DATA EXCERPT

★ ★ ★ ★ ★

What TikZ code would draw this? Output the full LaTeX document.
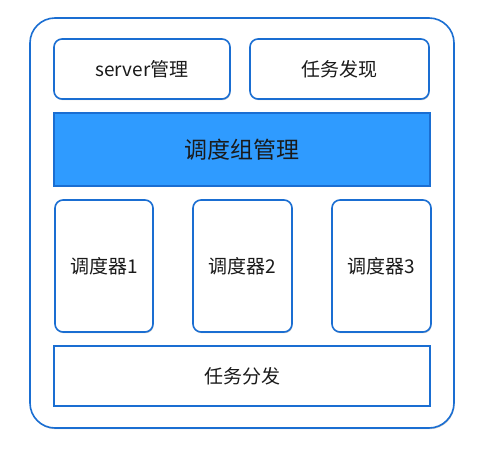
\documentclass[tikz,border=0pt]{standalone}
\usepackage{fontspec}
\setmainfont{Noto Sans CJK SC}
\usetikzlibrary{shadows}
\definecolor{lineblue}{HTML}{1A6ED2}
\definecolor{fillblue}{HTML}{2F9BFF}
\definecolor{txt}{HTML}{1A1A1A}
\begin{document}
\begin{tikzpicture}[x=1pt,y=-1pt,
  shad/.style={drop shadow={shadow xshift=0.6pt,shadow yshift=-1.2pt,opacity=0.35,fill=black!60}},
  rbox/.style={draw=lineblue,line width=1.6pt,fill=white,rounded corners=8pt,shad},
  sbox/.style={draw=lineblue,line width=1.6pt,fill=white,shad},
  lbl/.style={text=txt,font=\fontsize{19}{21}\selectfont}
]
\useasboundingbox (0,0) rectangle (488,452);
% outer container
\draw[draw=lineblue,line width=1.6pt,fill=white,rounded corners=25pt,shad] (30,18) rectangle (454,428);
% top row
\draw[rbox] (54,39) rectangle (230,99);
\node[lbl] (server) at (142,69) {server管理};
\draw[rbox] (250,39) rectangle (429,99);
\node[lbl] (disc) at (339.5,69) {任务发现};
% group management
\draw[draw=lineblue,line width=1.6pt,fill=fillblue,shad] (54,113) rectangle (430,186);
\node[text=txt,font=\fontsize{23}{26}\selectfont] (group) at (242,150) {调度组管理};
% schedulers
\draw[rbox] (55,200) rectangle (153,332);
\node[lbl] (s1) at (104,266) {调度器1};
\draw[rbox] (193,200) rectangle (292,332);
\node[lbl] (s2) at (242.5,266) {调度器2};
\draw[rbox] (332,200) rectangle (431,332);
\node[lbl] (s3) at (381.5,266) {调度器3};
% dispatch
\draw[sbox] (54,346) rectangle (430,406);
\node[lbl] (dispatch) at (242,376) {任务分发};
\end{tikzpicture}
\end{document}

★ ★ ★ ★ ★

TASK
Make a list of all lines in the data that contain "draw".

WRITTEN SOLUTION
What TikZ code would draw this? Output the full LaTeX document.
  rbox/.style={draw=lineblue,line width=1.6pt,fill=white,rounded corners=8pt,shad},
  sbox/.style={draw=lineblue,line width=1.6pt,fill=white,shad},
\draw[draw=lineblue,line width=1.6pt,fill=white,rounded corners=25pt,shad] (30,18) rectangle (454,428);
\draw[rbox] (54,39) rectangle (230,99);
\draw[rbox] (250,39) rectangle (429,99);
\draw[draw=lineblue,line width=1.6pt,fill=fillblue,shad] (54,113) rectangle (430,186);
\draw[rbox] (55,200) rectangle (153,332);
\draw[rbox] (193,200) rectangle (292,332);
\draw[rbox] (332,200) rectangle (431,332);
\draw[sbox] (54,346) rectangle (430,406);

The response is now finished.